**Information supplied**
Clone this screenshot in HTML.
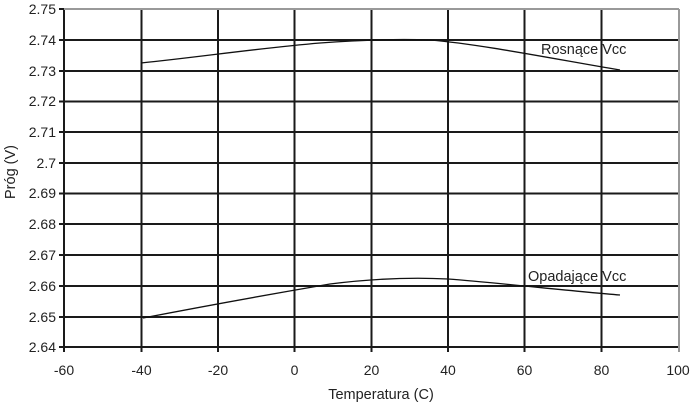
<!DOCTYPE html><html><head><style>body{margin:0;background:#fff}svg{display:block}text{font-family:"Liberation Sans",sans-serif;font-size:14px;fill:#222}</style></head><body>
<svg width="693" height="402" viewBox="0 0 693 402">
<g stroke="#1a1a1a" stroke-width="2">
<line x1="64" y1="40" x2="678" y2="40"/><line x1="64" y1="71" x2="678" y2="71"/><line x1="64" y1="101.5" x2="678" y2="101.5"/><line x1="64" y1="132" x2="678" y2="132"/><line x1="64" y1="163" x2="678" y2="163"/><line x1="64" y1="193.5" x2="678" y2="193.5"/><line x1="64" y1="224" x2="678" y2="224"/><line x1="64" y1="255" x2="678" y2="255"/><line x1="64" y1="286" x2="678" y2="286"/><line x1="64" y1="317" x2="678" y2="317"/><line x1="64" y1="347" x2="678" y2="347"/>
<line x1="141.5" y1="9" x2="141.5" y2="352"/><line x1="218" y1="9" x2="218" y2="352"/><line x1="294.5" y1="9" x2="294.5" y2="352"/><line x1="371.5" y1="9" x2="371.5" y2="352"/><line x1="448" y1="9" x2="448" y2="352"/><line x1="524.5" y1="9" x2="524.5" y2="352"/><line x1="601.5" y1="9" x2="601.5" y2="352"/>
<line x1="64" y1="9" x2="64" y2="352"/>
<line x1="59" y1="9" x2="64" y2="9"/><line x1="59" y1="40" x2="64" y2="40"/><line x1="59" y1="71" x2="64" y2="71"/><line x1="59" y1="101.5" x2="64" y2="101.5"/><line x1="59" y1="132" x2="64" y2="132"/><line x1="59" y1="163" x2="64" y2="163"/><line x1="59" y1="193.5" x2="64" y2="193.5"/><line x1="59" y1="224" x2="64" y2="224"/><line x1="59" y1="255" x2="64" y2="255"/><line x1="59" y1="286" x2="64" y2="286"/><line x1="59" y1="317" x2="64" y2="317"/><line x1="59" y1="347" x2="64" y2="347"/>
</g>
<g stroke="#999" stroke-width="2"><line x1="64" y1="9" x2="679" y2="9"/><line x1="679" y1="9" x2="679" y2="352"/></g>
<g fill="none" stroke="#111" stroke-width="1.3">
<path d="M141,63 C200,57 260,48 320,43 C360,40 400,39 430,40 C480,44 560,60 620,70"/>
<path d="M143,318 C200,307 260,296 330,284 C370,279 410,277 448,279 C500,283 570,291 620,295"/>
</g>
<text x="541" y="54" style="font-size:14.5px">Rosnące Vcc</text>
<text x="528" y="281" style="font-size:14.5px">Opadające Vcc</text>
<g text-anchor="end"><text x="56" y="14">2.75</text><text x="56" y="45">2.74</text><text x="56" y="76">2.73</text><text x="56" y="106">2.72</text><text x="56" y="137">2.71</text><text x="56" y="168">2.7</text><text x="56" y="198">2.69</text><text x="56" y="229">2.68</text><text x="56" y="260">2.67</text><text x="56" y="291">2.66</text><text x="56" y="322">2.65</text><text x="56" y="352">2.64</text></g>
<g text-anchor="middle"><text x="64" y="375">-60</text><text x="141.5" y="375">-40</text><text x="218" y="375">-20</text><text x="294.5" y="375">0</text><text x="371.5" y="375">20</text><text x="448" y="375">40</text><text x="524.5" y="375">60</text><text x="601.5" y="375">80</text><text x="678" y="375">100</text>
<text x="381" y="399" style="font-size:14.5px">Temperatura (C)</text>
<text transform="translate(15,172) rotate(-90)" style="font-size:14.5px">Próg (V)</text></g>
</svg></body></html>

**Required task**
Without the pictures, repeat the listing above exactly.

**Output**
Clone this screenshot in HTML.
<!DOCTYPE html><html><head><style>body{margin:0;background:#fff}svg{display:block}text{font-family:"Liberation Sans",sans-serif;font-size:14px;fill:#222}</style></head><body>
<svg width="693" height="402" viewBox="0 0 693 402">
<g stroke="#1a1a1a" stroke-width="2">
<line x1="64" y1="40" x2="678" y2="40"/><line x1="64" y1="71" x2="678" y2="71"/><line x1="64" y1="101.5" x2="678" y2="101.5"/><line x1="64" y1="132" x2="678" y2="132"/><line x1="64" y1="163" x2="678" y2="163"/><line x1="64" y1="193.5" x2="678" y2="193.5"/><line x1="64" y1="224" x2="678" y2="224"/><line x1="64" y1="255" x2="678" y2="255"/><line x1="64" y1="286" x2="678" y2="286"/><line x1="64" y1="317" x2="678" y2="317"/><line x1="64" y1="347" x2="678" y2="347"/>
<line x1="141.5" y1="9" x2="141.5" y2="352"/><line x1="218" y1="9" x2="218" y2="352"/><line x1="294.5" y1="9" x2="294.5" y2="352"/><line x1="371.5" y1="9" x2="371.5" y2="352"/><line x1="448" y1="9" x2="448" y2="352"/><line x1="524.5" y1="9" x2="524.5" y2="352"/><line x1="601.5" y1="9" x2="601.5" y2="352"/>
<line x1="64" y1="9" x2="64" y2="352"/>
<line x1="59" y1="9" x2="64" y2="9"/><line x1="59" y1="40" x2="64" y2="40"/><line x1="59" y1="71" x2="64" y2="71"/><line x1="59" y1="101.5" x2="64" y2="101.5"/><line x1="59" y1="132" x2="64" y2="132"/><line x1="59" y1="163" x2="64" y2="163"/><line x1="59" y1="193.5" x2="64" y2="193.5"/><line x1="59" y1="224" x2="64" y2="224"/><line x1="59" y1="255" x2="64" y2="255"/><line x1="59" y1="286" x2="64" y2="286"/><line x1="59" y1="317" x2="64" y2="317"/><line x1="59" y1="347" x2="64" y2="347"/>
</g>
<g stroke="#999" stroke-width="2"><line x1="64" y1="9" x2="679" y2="9"/><line x1="679" y1="9" x2="679" y2="352"/></g>
<g fill="none" stroke="#111" stroke-width="1.3">
<path d="M141,63 C200,57 260,48 320,43 C360,40 400,39 430,40 C480,44 560,60 620,70"/>
<path d="M143,318 C200,307 260,296 330,284 C370,279 410,277 448,279 C500,283 570,291 620,295"/>
</g>
<text x="541" y="54" style="font-size:14.5px">Rosnące Vcc</text>
<text x="528" y="281" style="font-size:14.5px">Opadające Vcc</text>
<g text-anchor="end"><text x="56" y="14">2.75</text><text x="56" y="45">2.74</text><text x="56" y="76">2.73</text><text x="56" y="106">2.72</text><text x="56" y="137">2.71</text><text x="56" y="168">2.7</text><text x="56" y="198">2.69</text><text x="56" y="229">2.68</text><text x="56" y="260">2.67</text><text x="56" y="291">2.66</text><text x="56" y="322">2.65</text><text x="56" y="352">2.64</text></g>
<g text-anchor="middle"><text x="64" y="375">-60</text><text x="141.5" y="375">-40</text><text x="218" y="375">-20</text><text x="294.5" y="375">0</text><text x="371.5" y="375">20</text><text x="448" y="375">40</text><text x="524.5" y="375">60</text><text x="601.5" y="375">80</text><text x="678" y="375">100</text>
<text x="381" y="399" style="font-size:14.5px">Temperatura (C)</text>
<text transform="translate(15,172) rotate(-90)" style="font-size:14.5px">Próg (V)</text></g>
</svg></body></html>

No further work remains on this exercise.